Hay más constantes en su obra. Los sujetos de sus películas, ya sean científicos que experimentan con monos (Primate) o reclutas del ejército (Basic training), siempre son plurales y trabajan o viven a cargo de instituciones públicas, "de la clase que se pagan con impuestos". El rodaje se prolonga por un intervalo entre 6 y 12 semanas. El montaje del material, siempre filmado con película, nunca aún en digital ("también quiero creer que puedo seguir con esa costumbre"), le toma más o menos un año. No media gran preparación de los proyectos, el núcleo de la financiación se debe a la televisión pública estadounidense (PBS), la producción siempre corre a su cargo y Wiseman y los suyos nunca intervienen en la acción. Ni siquiera en aquella célebre secuencia de Ley y orden (1968) sobre el departamento de policía de Kansas City. En ella, la actuación de una patrulla en la detención de una prostituta deviene en un espeluznante caso de brutalidad policial. "La estaban estrangulando", recuerda Wiseman. "Y si las cosas se hubiesen puesto realmente feas, habría intervenido o me gustaría creer que lo habría hecho. Pero en principio ésa no es mi misión".
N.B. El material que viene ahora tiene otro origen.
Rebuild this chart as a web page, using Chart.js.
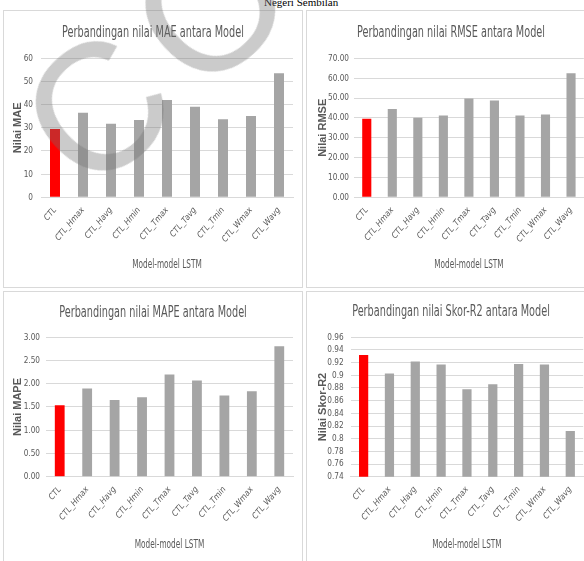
<!DOCTYPE html>
<html>
<head>
<meta charset="utf-8">
<script src="https://cdn.jsdelivr.net/npm/chart.js@4.4.1/dist/chart.umd.min.js"></script>
<style>
  html, body { margin: 0; padding: 0; background: #fff; }
  body { width: 584px; height: 561px; overflow: hidden; position: relative; }
  .panel { position: absolute; border: 1px solid #d9d9d9; box-sizing: border-box; background: #fff; }
  .panel canvas { position: absolute; left: -1px; top: -1px; }
  #p1 { left: 3px; top: 10px; width: 300px; height: 278px; }
  #p2 { left: 306px; top: 10px; width: 290px; height: 278px; }
  #p3 { left: 3px; top: 291px; width: 300px; height: 280px; }
  #p4 { left: 306px; top: 291px; width: 290px; height: 280px; }
  #header { position: absolute; left: 264px; top: -4px; font: 11px 'Liberation Serif', serif; color: #000; white-space: nowrap; }
  #mark { position: absolute; left: 97px; top: 106px; width: 0; height: 0; transform: rotate(-42deg); pointer-events: none; }
  #mark span { position: absolute; left: -67px; top: -88px; font: 180px/180px 'Liberation Sans', Arial, sans-serif; letter-spacing: 18px; color: rgba(110,110,110,0.36); white-space: nowrap; }
</style>
</head>
<body>
<div id="header">Negeri Sembilan</div>
<div class="panel" id="p1"><canvas id="c1" width="300" height="278"></canvas></div>
<div class="panel" id="p2"><canvas id="c2" width="290" height="278"></canvas></div>
<div class="panel" id="p3"><canvas id="c3" width="300" height="270"></canvas></div>
<div class="panel" id="p4"><canvas id="c4" width="290" height="270"></canvas></div>
<div id="mark"><span>COPY</span></div>
<script>
// Model names on the category axis
const models = ['CTL', 'CTL_Hmax', 'CTL_Havg', 'CTL_Hmin', 'CTL_Tmax', 'CTL_Tavg', 'CTL_Tmin', 'CTL_Wmax', 'CTL_Wavg'];

// Error / score values per model
const maeValues  = [29.5, 36.5, 31.8, 33.4, 42.0, 39.1, 33.7, 35.1, 53.5];
const rmseValues = [39.5, 44.5, 40.0, 41.2, 49.8, 48.7, 41.2, 41.7, 62.5];
const mapeValues = [1.54, 1.90, 1.65, 1.71, 2.20, 2.07, 1.75, 1.84, 2.81];
const r2Values   = [0.932, 0.903, 0.922, 0.917, 0.878, 0.886, 0.918, 0.917, 0.812];

// Value-axis ticks and their printed labels
const maeTicks = [0, 10, 20, 30, 40, 50, 60];
const maeTickLabels = ['0', '10', '20', '30', '40', '50', '60'];
const rmseTicks = [0, 10, 20, 30, 40, 50, 60, 70];
const rmseTickLabels = ['0.00', '10.00', '20.00', '30.00', '40.00', '50.00', '60.00', '70.00'];
const mapeTicks = [0, 0.5, 1, 1.5, 2, 2.5, 3];
const mapeTickLabels = ['0.00', '0.50', '1.00', '1.50', '2.00', '2.50', '3.00'];
const r2Ticks = [0.74, 0.76, 0.78, 0.8, 0.82, 0.84, 0.86, 0.88, 0.9, 0.92, 0.94, 0.96];
const r2TickLabels = ['0.74', '0.76', '0.78', '0.8', '0.82', '0.84', '0.86', '0.88', '0.9', '0.92', '0.94', '0.96'];

const NARROW = "'Liberation Sans Narrow', 'DejaVu Sans Condensed', sans-serif";
const TEXT = '#595959';
const GRID = '#d9d9d9';

// Squeezes text horizontally (title, axis title, value labels) to get a narrow face
const narrowText = {
  id: 'narrowText',
  afterUpdate(chart, args, opts) {
    const tb = chart.titleBlock;
    if (tb && !tb._narrow) {
      const draw = tb.draw;
      tb.draw = function (...a) {
        const c = this.ctx, bc = (this.left + this.right) / 2;
        c.save(); c.translate(chart.width / 2, 0); c.scale(opts.title, 1); c.translate(-bc, 0);
        draw.apply(this, a);
        c.restore();
      };
      tb._narrow = true;
    }
    const x = chart.scales.x;
    if (x && !x._narrow) {
      const drawTitle = x.drawTitle;
      x.drawTitle = function (...a) {
        const c = this.ctx, cx = (this.left + this.right) / 2;
        c.save(); c.translate(cx, 0); c.scale(opts.axisTitle, 1); c.translate(-cx, 0);
        drawTitle.apply(this, a);
        c.restore();
      };
      x._narrow = true;
    }
    const y = chart.scales.y;
    if (y && !y._narrow) {
      const drawLabels = y.drawLabels;
      y.drawLabels = function (...a) {
        const c = this.ctx, ax = this.right - this.options.ticks.padding;
        c.save(); c.translate(ax, 0); c.scale(opts.ticks, 1); c.translate(-ax, 0);
        drawLabels.apply(this, a);
        c.restore();
      };
      y._narrow = true;
    }
  }
};

function buildChart(id, cfg) {
  const colors = models.map((m, i) => (i === 0 ? '#ff0000' : '#a5a5a5'));
  return new Chart(document.getElementById(id), {
    type: 'bar',
    plugins: [narrowText],
    data: {
      labels: models,
      datasets: [{
        data: cfg.values,
        backgroundColor: colors,
        borderWidth: 0,
        barPercentage: 0.357,
        categoryPercentage: 1
      }]
    },
    options: {
      responsive: false,
      animation: false,
      events: [],
      layout: { padding: { left: 0, right: cfg.padRight, top: 0, bottom: cfg.padBottom } },
      plugins: {
        legend: { display: false },
        tooltip: { enabled: false },
        narrowText: { title: 0.72, axisTitle: 0.71, ticks: 0.86 },
        title: {
          display: true,
          text: cfg.title,
          color: TEXT,
          font: { family: NARROW, size: 15, weight: 'normal', lineHeight: 1.2 },
          padding: { top: cfg.titleTop, bottom: cfg.titleBottom }
        }
      },
      scales: {
        x: {
          grid: { display: false, drawTicks: false },
          border: { display: true, color: GRID },
          ticks: {
            color: TEXT,
            font: { family: NARROW, size: 8.5, style: 'italic' },
            minRotation: 50,
            maxRotation: 50,
            autoSkip: false,
            padding: 8
          },
          title: {
            display: true,
            text: 'Model-model LSTM',
            color: TEXT,
            font: { family: NARROW, size: 11.5, lineHeight: 1.2 },
            padding: { top: 0, bottom: 4 }
          },
          afterFit: s => { s.height = cfg.xHeight; }
        },
        y: {
          min: cfg.ticks[0],
          max: cfg.ticks[cfg.ticks.length - 1],
          grid: { color: GRID, drawTicks: false },
          border: { display: false },
          afterBuildTicks: s => { s.ticks = cfg.ticks.map(v => ({ value: v })); },
          ticks: {
            color: TEXT,
            font: { family: NARROW, size: 9.5 },
            padding: cfg.tickPad,
            autoSkip: false,
            callback: (v, i) => cfg.tickLabels[i]
          },
          title: {
            display: true,
            text: cfg.yTitle,
            color: TEXT,
            font: { family: "'Liberation Sans', Arial, sans-serif", size: 11, weight: 'bold', lineHeight: 1.2 },
            padding: { top: cfg.yTitleTop, bottom: 0 }
          },
          afterFit: s => { s.width = cfg.yWidth; }
        }
      }
    }
  });
}

buildChart('c1', {
  title: 'Perbandingan nilai MAE antara Model', yTitle: 'Nilai MAE',
  values: maeValues, ticks: maeTicks, tickLabels: maeTickLabels,
  yWidth: 38, yTitleTop: 8.5, tickPad: 8, padRight: 10,
  titleTop: 14, titleBottom: 16.3, xHeight: 78.3, padBottom: 12.4
});
buildChart('c2', {
  title: 'Perbandingan nilai RMSE antara Model', yTitle: 'Nilai RMSE',
  values: rmseValues, ticks: rmseTicks, tickLabels: rmseTickLabels,
  yWidth: 48, yTitleTop: 10.2, tickPad: 5, padRight: 12.2,
  titleTop: 14, titleBottom: 16.3, xHeight: 78.3, padBottom: 12.4
});
buildChart('c3', {
  title: 'Perbandingan nilai MAPE antara Model', yTitle: 'Nilai MAPE',
  values: mapeValues, ticks: mapeTicks, tickLabels: mapeTickLabels,
  yWidth: 43, yTitleTop: 8.5, tickPad: 6, padRight: 10,
  titleTop: 12.7, titleBottom: 15.6, xHeight: 78.9, padBottom: 5.4
});
buildChart('c4', {
  title: 'Perbandingan nilai Skor-R2 antara Model', yTitle: 'Nilai Skor-R2',
  values: r2Values, ticks: r2Ticks, tickLabels: r2TickLabels,
  yWidth: 44.7, yTitleTop: 10.2, tickPad: 7, padRight: 12.8,
  titleTop: 12.5, titleBottom: 15.8, xHeight: 78.9, padBottom: 5.4
});
</script>
</body>
</html>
Pese a tanta distancia, su obra ha sido celebrada como uno de los más relevantes retratos de la historia del cine sobre el comportamiento humano. Las trampas de la mentira, el poder o la tiranía de la miseria se desnudan ante su lente, que parece reflejarlos en lugar de absorberlos. "Mi gran lucha ha sido siempre contra los que creen que al introducir una cámara cambia el modo en el que se conducen los sujetos filmados".
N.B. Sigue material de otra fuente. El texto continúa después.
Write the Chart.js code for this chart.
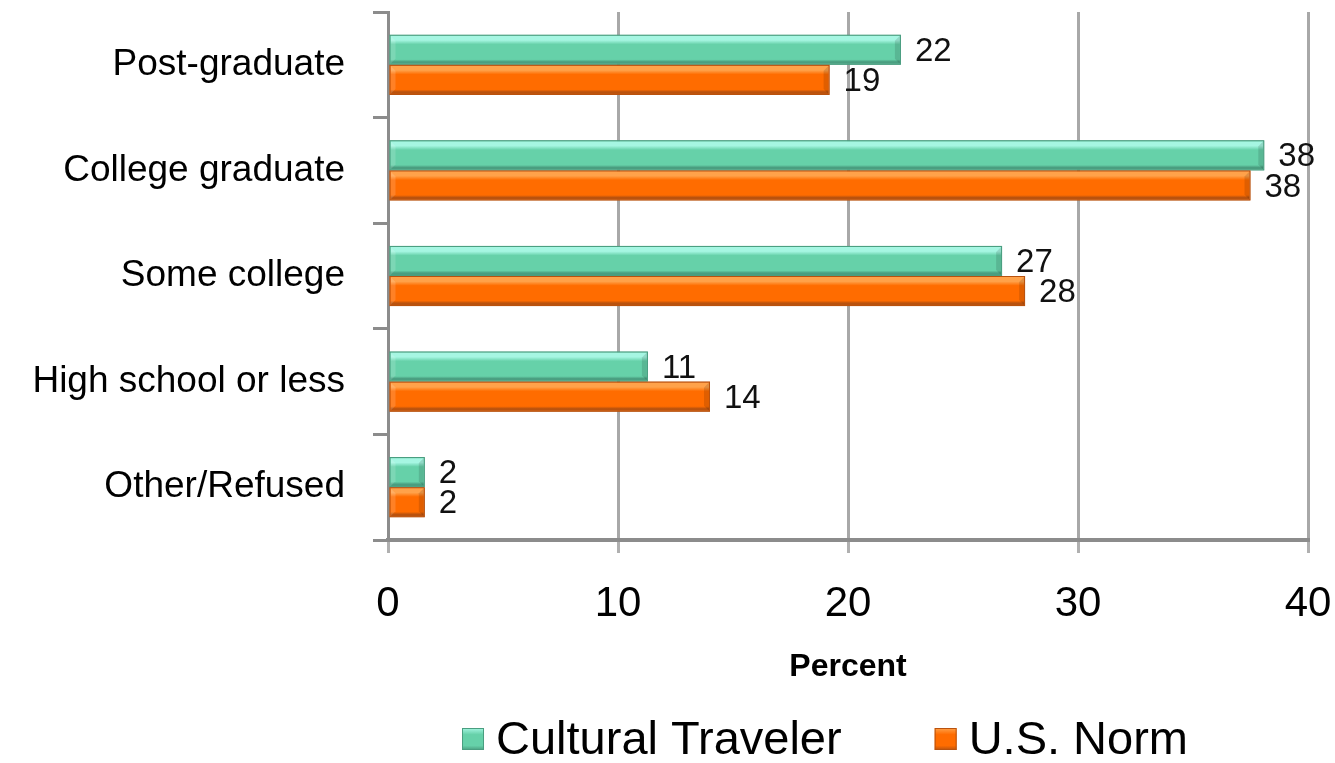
<!DOCTYPE html>
<html>
<head>
<meta charset="utf-8">
<script src="https://cdn.jsdelivr.net/npm/chart.js@4.4.1/dist/chart.umd.min.js"></script>
<style>
  html, body { margin: 0; padding: 0; background: #ffffff; }
  #wrap { width: 1335px; height: 763px; position: relative; }
</style>
</head>
<body>
<div id="wrap"><canvas id="c" width="1335" height="763"></canvas></div>
<script>
const categories = ['Post-graduate', 'College graduate', 'Some college', 'High school or less', 'Other/Refused'];
const culturalTraveler = [22.3, 38.1, 26.7, 11.3, 1.6];
const usNorm = [19.2, 37.5, 27.7, 14.0, 1.6];
const xTicks = [0, 10, 20, 30, 40];
const seriesNames = ['Cultural Traveler', 'U.S. Norm'];

const FONT = "'Liberation Sans', Arial, Helvetica, sans-serif";
const TEAL = '#66d1a9', TEAL_DARK = '#4a9e80', TEAL_LIGHT = '#a6f6e2';
const ORANGE = '#ff6c00', ORANGE_DARK = '#b9520e', ORANGE_LIGHT = '#ffa24a';

function noPad(scale) {
  scale.paddingTop = 0; scale.paddingBottom = 0;
  scale.paddingLeft = 0; scale.paddingRight = 0;
}

const bevelPlugin = {
  id: 'bevel',
  afterDatasetsDraw(chart) {
    const ctx = chart.ctx;
    chart.data.datasets.forEach((ds, di) => {
      const meta = chart.getDatasetMeta(di);
      const light = ds._light, dark = ds._dark;
      meta.data.forEach(el => {
        const x0 = Math.min(el.base, el.x), x1 = Math.max(el.base, el.x);
        const h = el.height, top = el.y - h / 2, bot = el.y + h / 2;
        const w = x1 - x0;
        ctx.save();
        const g = ctx.createLinearGradient(0, top, 0, bot);
        g.addColorStop(0, light);
        g.addColorStop(0.18, light);
        g.addColorStop(0.32, ds.backgroundColor);
        g.addColorStop(0.82, ds.backgroundColor);
        g.addColorStop(0.9, dark);
        g.addColorStop(1, dark);
        ctx.fillStyle = g;
        ctx.fillRect(x0 + 1, top + 1, w - 2, h - 2);
        const bw = Math.min(5, w / 3);
        ctx.fillStyle = 'rgba(0,0,0,0.12)';
        ctx.beginPath();
        ctx.moveTo(x1 - 1, top + 1);
        ctx.lineTo(x1 - 1 - bw, top + 1 + bw);
        ctx.lineTo(x1 - 1 - bw, bot - 1 - bw);
        ctx.lineTo(x1 - 1, bot - 1);
        ctx.closePath();
        ctx.fill();
        ctx.fillStyle = 'rgba(255,255,255,0.15)';
        ctx.beginPath();
        ctx.moveTo(x0 + 1, top + 1);
        ctx.lineTo(x0 + 1 + bw, top + 1 + bw);
        ctx.lineTo(x0 + 1 + bw, bot - 1 - bw);
        ctx.lineTo(x0 + 1, bot - 1);
        ctx.closePath();
        ctx.fill();
        ctx.strokeStyle = dark;
        ctx.lineWidth = 1;
        ctx.strokeRect(x0 + 0.5, top + 0.5, w - 1, h - 1);
        ctx.restore();
      });
    });
  }
};

const valueLabelPlugin = {
  id: 'valueLabels',
  afterDraw(chart) {
    const ctx = chart.ctx;
    ctx.save();
    ctx.font = '33px ' + FONT;
    ctx.fillStyle = '#111';
    ctx.textAlign = 'left';
    ctx.textBaseline = 'middle';
    chart.data.datasets.forEach((ds, di) => {
      const meta = chart.getDatasetMeta(di);
      meta.data.forEach((el, i) => {
        ctx.fillText(String(Math.round(ds.data[i])), el.x + 14, el.y + 2);
      });
    });
    ctx.restore();
  }
};

const legendPlugin = {
  id: 'customLegend',
  afterDraw(chart) {
    const ctx = chart.ctx;
    const area = chart.chartArea;
    ctx.save();
    ctx.font = '47px ' + FONT;
    ctx.textBaseline = 'middle';
    ctx.textAlign = 'left';
    const box = 22, gap = 12, itemGap = 93;
    const widths = chart.data.datasets.map(ds => box + gap + ctx.measureText(ds.label).width);
    const total = widths.reduce((a, b) => a + b, 0) + itemGap * (widths.length - 1);
    let x = (area.left + area.right) / 2 - 23 - total / 2;
    const cy = 739;
    chart.data.datasets.forEach((ds, di) => {
      const top = cy - box / 2;
      const g = ctx.createLinearGradient(0, top, 0, top + box);
      g.addColorStop(0, ds._light);
      g.addColorStop(0.3, ds.backgroundColor);
      g.addColorStop(0.8, ds.backgroundColor);
      g.addColorStop(1, ds._dark);
      ctx.fillStyle = g;
      ctx.fillRect(x, top, box, box);
      ctx.strokeStyle = ds._dark;
      ctx.lineWidth = 1;
      ctx.strokeRect(x + 0.5, top + 0.5, box - 1, box - 1);
      ctx.fillStyle = '#000';
      ctx.fillText(ds.label, x + box + gap, cy + 2);
      x += widths[di] + itemGap;
    });
    ctx.restore();
  }
};

new Chart(document.getElementById('c'), {
  type: 'bar',
  data: {
    labels: categories,
    datasets: [
      { label: seriesNames[0], data: culturalTraveler, backgroundColor: TEAL, borderColor: TEAL_DARK, borderWidth: 1, _light: TEAL_LIGHT, _dark: TEAL_DARK },
      { label: seriesNames[1], data: usNorm, backgroundColor: ORANGE, borderColor: ORANGE_DARK, borderWidth: 1, _light: ORANGE_LIGHT, _dark: ORANGE_DARK }
    ]
  },
  options: {
    indexAxis: 'y',
    responsive: false,
    animation: false,
    devicePixelRatio: 1,
    layout: { padding: { top: 12, right: 27, bottom: 70, left: 0 } },
    datasets: { bar: { categoryPercentage: 0.57, barPercentage: 1.0 } },
    plugins: {
      legend: { display: false },
      tooltip: { enabled: false }
    },
    scales: {
      x: {
        type: 'linear',
        min: xTicks[0],
        max: xTicks[xTicks.length - 1],
        afterBuildTicks(scale) { scale.ticks = xTicks.map(v => ({ value: v })); },
        afterFit(scale) { scale.height = 763 - 540 - 70; noPad(scale); },
        grid: { color: '#a8a8a8', lineWidth: 3, drawTicks: true, tickLength: 13, tickColor: '#b0b0b0' },
        border: { color: '#8c8c8c', width: 4 },
        ticks: { font: { family: FONT, size: 42 }, color: '#000', padding: 26 },
        title: { display: true, text: 'Percent', font: { family: FONT, size: 32, weight: 'bold' }, color: '#000', padding: { top: 0, bottom: 7 } }
      },
      y: {
        afterFit(scale) { scale.width = 388; noPad(scale); },
        grid: { offset: true, drawOnChartArea: false, drawTicks: true, tickLength: 15, color: '#8c8c8c', lineWidth: 3 },
        border: { color: '#8c8c8c', width: 3 },
        ticks: { font: { family: FONT, size: 37 }, color: '#000', padding: 28 }
      }
    }
  },
  plugins: [bevelPlugin, valueLabelPlugin, legendPlugin]
});
</script>
</body>
</html>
Conviene no confundir estas opiniones con las de un esforzado e ingenuo creyente en la objetividad. Wiseman es capaz de dotar de dramatismo a sus cintas, de una textura cercana a la ficción, casi al thriller, a sus largos documentales (Near death, sobre una unidad de cuidado de enfermos terminales, se lleva la palma con seis horas de duración). El cineasta se reserva en la mesa de montaje la potestad de "editar a partir de la interpretación que uno debe hacer de la realidad; el lenguaje no verbal que se establece entre los personajes y las intenciones que uno adivina de éstos".
El foco de su trabajo ha sido el causante también de ciertas confusiones. Su cine se ha empleado como un arma arrojadiza por los ideólogos antiamericanos como la quintaesencia de lo que funciona mal en EE UU. El reverso de un sueño truncado en pesadilla. "Nunca he hecho nada crítico a secas con el estilo de vida de mi país. La prueba de la grandeza democrática de América es que he rodado filmes que pudieron acabar conmigo en la cárcel y en cambio me han convertido en alguien que, si bien no gana demasiado dinero haciendo cine, se lo monta bien hablando de cine".